Die bayerische Wirtschaft begrüßt daher das Eckpunktepapier der Bundesregierung und setzt darauf, dass das Fachkräftezuwanderungsgesetz jetzt schnell verabschiedet wird, fordert Gaffal, denn „unsere Maßnahmen setzen auf diesem Gesetz auf“. Darüber hinaus wird man eine Internetplattform etablieren und in Zusammenarbeit mit der Bundesagentur für Arbeit die entsprechende Vermittlung gestalten.

Taskforce Fachkräftesicherung


Im Rahmen der Umsetzung der Fachkräftesicherung+ werden zu allen fünf Säulen neue Projekte initiiert. Gleichzeitig wird es eine Taskforce Fachkräftesicherung geben. Kernstück dieser Taskforce ist eine Serviceeinheit von insgesamt zehn Ansprechpartnern. Sie ist eng verzahnt mit den Arbeitsagenturen und Behörden des Freistaats und stellt einen Service aus einer Hand für Unternehmen und Arbeitnehmer zur Verfügung.
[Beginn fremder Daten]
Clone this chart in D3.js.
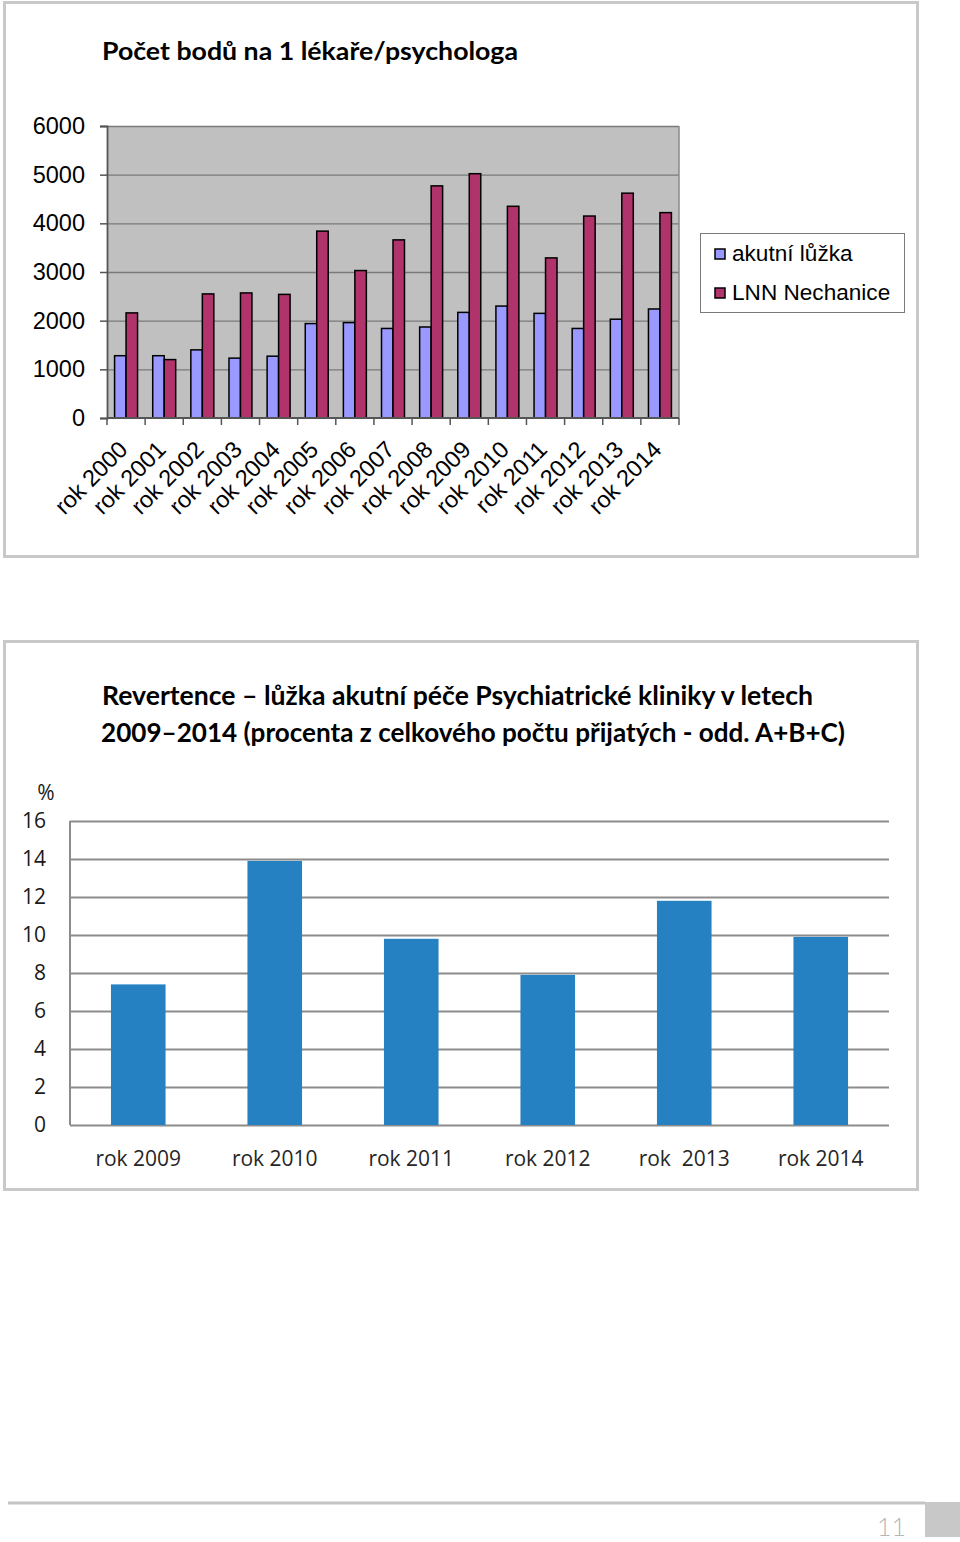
<!DOCTYPE html>
<html><head><meta charset="utf-8">
<script src="https://cdn.jsdelivr.net/npm/d3@7"></script>
<style>
html,body{margin:0;padding:0;background:#fff;}
svg{display:block;}
</style>
</head><body>
<svg id="c" width="960" height="1542"></svg>
<script>
// ---------- data ----------
const years = ["rok 2000","rok 2001","rok 2002","rok 2003","rok 2004","rok 2005","rok 2006","rok 2007","rok 2008","rok 2009","rok 2010","rok 2011","rok 2012","rok 2013","rok 2014"];
const seriesNames = ["akutní lůžka","LNN Nechanice"];
const akutniLuzka = [1280,1280,1400,1230,1270,1940,1960,1840,1870,2170,2300,2150,1840,2030,2240];
const lnnNechanice = [2160,1200,2550,2570,2540,3840,3030,3660,4770,5020,4350,3290,4150,4620,4220];
const yTicks1 = [0,1000,2000,3000,4000,5000,6000];

const revYears = ["rok 2009","rok 2010","rok 2011","rok 2012","rok  2013","rok 2014"];
const revValues = [7.4,13.9,9.8,7.9,11.8,9.9];
const yTicks2 = [0,2,4,6,8,10,12,14,16];

const title1 = "Počet bodů na 1 lékaře/psychologa";
const title2a = "Revertence – lůžka akutní péče Psychiatrické kliniky v letech";
const title2b = "2009–2014 (procenta z celkového počtu přijatých - odd. A+B+C)";
const pageNumber = "11";

const svg = d3.select("#c");
const colors = ["#9999ff","#b0336b"];

// ---------- panel borders ----------
svg.append("rect").attr("x",4.5).attr("y",2.5).attr("width",913).attr("height",554)
  .attr("fill","#fff").attr("stroke","#c8c8c8").attr("stroke-width",3);
svg.append("rect").attr("x",4.5).attr("y",641.5).attr("width",913).attr("height",548)
  .attr("fill","#fff").attr("stroke","#c8c8c8").attr("stroke-width",3);

// ---------- chart 1 ----------
svg.append("text").attr("x",102).attr("y",60).text(title1)
  .attr("font-family","Lato").attr("font-weight",700).attr("font-size",24)
  .attr("textLength",416).attr("lengthAdjust","spacingAndGlyphs").attr("fill","#000");

const p1 = {l:107,r:679,t:126,b:418};
const y1 = d3.scaleLinear().domain([0,6000]).range([p1.b,p1.t]);
const x1 = d3.scaleBand().domain(years).range([p1.l,p1.r]).padding(0);
const xs = d3.scaleBand().domain(seriesNames).range([0,x1.bandwidth()]).paddingInner(0).paddingOuter(0.66);

const g1 = svg.append("g");
g1.append("rect").attr("x",p1.l).attr("y",p1.t).attr("width",p1.r-p1.l).attr("height",p1.b-p1.t).attr("fill","#c0c0c0");

// gridlines
const grid1 = g1.append("g").attr("transform",`translate(${p1.l},0)`)
  .call(d3.axisLeft(y1).tickValues(yTicks1.slice(1)).tickSize(-(p1.r-p1.l)).tickFormat(""));
grid1.select(".domain").remove();
grid1.selectAll("line").attr("stroke","#7a7a7a").attr("stroke-width",1.3);
// right border
g1.append("line").attr("x1",p1.r).attr("x2",p1.r).attr("y1",p1.t).attr("y2",p1.b).attr("stroke","#8a8a8a").attr("stroke-width",1.5);

// bars
const data1 = years.map((y,i)=>({year:y, vals:[akutniLuzka[i], lnnNechanice[i]]}));
const grp = g1.selectAll("g.yr").data(data1).join("g").attr("class","yr")
  .attr("transform",d=>`translate(${x1(d.year)},0)`);
grp.selectAll("rect").data(d=>d.vals.map((v,k)=>({k,v}))).join("rect")
  .attr("x",d=>xs(seriesNames[d.k])).attr("width",xs.bandwidth())
  .attr("y",d=>y1(d.v)).attr("height",d=>y1(0)-y1(d.v))
  .attr("fill",d=>colors[d.k]).attr("stroke","#000").attr("stroke-width",1.5);

// y axis
const ya = g1.append("g").attr("transform",`translate(${p1.l},0)`)
  .call(d3.axisLeft(y1).tickValues(yTicks1).tickSize(7).tickPadding(15).tickFormat(d3.format("d")));
ya.select(".domain").attr("stroke","#555").attr("stroke-width",1.8);
ya.selectAll("line").attr("stroke","#555").attr("stroke-width",1.5);
ya.selectAll("text").attr("font-family","Liberation Sans, Arial, sans-serif").attr("font-size",23.5).attr("fill","#000");

// x axis
g1.append("line").attr("x1",p1.l).attr("x2",p1.r).attr("y1",p1.b).attr("y2",p1.b).attr("stroke","#555").attr("stroke-width",1.8);
const bounds = years.map(d=>x1(d)).concat([x1.range()[1]]);
g1.selectAll("line.xt").data(bounds).join("line").attr("class","xt")
  .attr("x1",d=>d).attr("x2",d=>d).attr("y1",p1.b).attr("y2",p1.b+7).attr("stroke","#555").attr("stroke-width",1.5);
g1.selectAll("text.xl").data(years).join("text").attr("class","xl")
  .attr("transform",d=>`translate(${x1(d)+x1.bandwidth()/2+3},451) rotate(-45)`)
  .attr("text-anchor","end").attr("font-family","Liberation Sans, Arial, sans-serif").attr("font-size",23.5)
  .attr("fill","#000").text(d=>d);

// legend
const lg = svg.append("g");
lg.append("rect").attr("x",700.5).attr("y",233.5).attr("width",204).attr("height",79).attr("fill","#fff").attr("stroke","#7a7a7a").attr("stroke-width",1);
seriesNames.forEach((s,i)=>{
  lg.append("rect").attr("x",715).attr("y",249+i*39).attr("width",10).attr("height",10)
    .attr("fill",colors[i]).attr("stroke","#000").attr("stroke-width",1.5);
  lg.append("text").attr("x",732).attr("y",261+i*39).text(s)
    .attr("font-family","Liberation Sans, Arial, sans-serif").attr("font-size",22.6).attr("fill","#000");
});

// ---------- chart 2 ----------
svg.append("text").attr("x",102).attr("y",705).text(title2a)
  .attr("font-family","Lato").attr("font-weight",700).attr("font-size",26)
  .attr("textLength",711).attr("lengthAdjust","spacingAndGlyphs").attr("fill","#000");
svg.append("text").attr("x",101).attr("y",742).text(title2b)
  .attr("font-family","Lato").attr("font-weight",700).attr("font-size",26)
  .attr("textLength",744).attr("lengthAdjust","spacingAndGlyphs").attr("fill","#000");

const p2 = {l:70,r:889,t:821,b:1125};
const y2 = d3.scaleLinear().domain([0,16]).range([p2.b,p2.t]);
const x2 = d3.scaleBand().domain(revYears).range([p2.l,p2.r]).paddingInner(0.6).paddingOuter(0.3);
const g2 = svg.append("g");

const grid2 = g2.append("g").attr("transform",`translate(${p2.l},0)`)
  .call(d3.axisLeft(y2).tickValues(yTicks2).tickSize(-(p2.r-p2.l)).tickFormat(""));
grid2.select(".domain").remove();
grid2.selectAll("line").attr("stroke","#8c8c8c").attr("stroke-width",2);
g2.append("line").attr("x1",p2.l).attr("x2",p2.l).attr("y1",p2.t).attr("y2",p2.b).attr("stroke","#8c8c8c").attr("stroke-width",2);

g2.selectAll("rect.b").data(revValues).join("rect").attr("class","b")
  .attr("x",(d,i)=>x2(revYears[i])).attr("width",x2.bandwidth())
  .attr("y",d=>y2(d)).attr("height",d=>y2(0)-y2(d)).attr("fill","#2681c3");

const ya2 = g2.append("g").attr("transform",`translate(${p2.l},0)`)
  .call(d3.axisLeft(y2).tickValues(yTicks2).tickSize(0).tickPadding(24));
ya2.select(".domain").remove();
ya2.selectAll("text").attr("font-family","Open Sans").attr("font-size",21).attr("fill","#1a1a1a");
g2.append("text").attr("x",46).attr("y",793).attr("text-anchor","middle").attr("dy","0.35em")
  .attr("font-family","Open Sans").attr("font-size",21).attr("fill","#1a1a1a").text("%");

g2.selectAll("text.xl2").data(revYears).join("text").attr("class","xl2")
  .attr("x",d=>x2(d)+x2.bandwidth()/2).attr("y",1166).attr("text-anchor","middle")
  .attr("font-family","Open Sans").attr("font-size",21).attr("fill","#262626")
  .style("white-space","pre").text(d=>d);

// ---------- footer ----------
svg.append("line").attr("x1",8).attr("x2",925).attr("y1",1503).attr("y2",1503).attr("stroke","#c4c4c4").attr("stroke-width",3);
svg.append("rect").attr("x",925).attr("y",1502).attr("width",35).attr("height",35).attr("fill","#c8c8c8");
svg.append("text").attr("x",906).attr("y",1536).attr("text-anchor","end")
  .attr("font-family","Lato").attr("font-weight",300).attr("font-size",25).attr("fill","#b5b5b5").text(pageNumber);
</script>
</body></html>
Darüber hinaus wird eine breit angelegte Werbekampagne zur Mobilisierung von Arbeitskräften gestartet. Adressaten sind die Unternehmen und die genannten Zielgruppen am Arbeitsmarkt.
Auch Ministerpräsident Söder freute sich, dass die bayerische Wirtschaft boomt und im Freistaat Vollbeschäftigung herrscht. „Was die Grundlage des Wohlstands für die Menschen in Bayern ist, hat zunehmend auch eine Kehrseite: Engpässe bei Fachkräften in verschiedenen Branchen und Qualifikationsstufen.“ Dabei stehe für die vbw und ihn das noch schlummernde heimische Potenzial im Vordergrund: ältere Arbeitnehmer, Frauen auch in Teilzeit, Langzeitarbeitslose, Jugendliche ohne Berufsausbildung und Menschen mit Behinderungen. Das sei eigentlich das Neue an der Initiative Fachkräftesicherung+, die Auslotung des heimischen Arbeitsmarktpotenzials. Dieses soll in erster Linie gestärkt und mobilisiert werden. Daneben sei die gezielte Anwerbung von Fachkräften aus dem Ausland zwar ein weiterer Baustein für eine nachhaltige Strategie zur Fachkräftesicherung, jedoch setze man nicht ausschließlich auf qualifizierte Zuwanderung.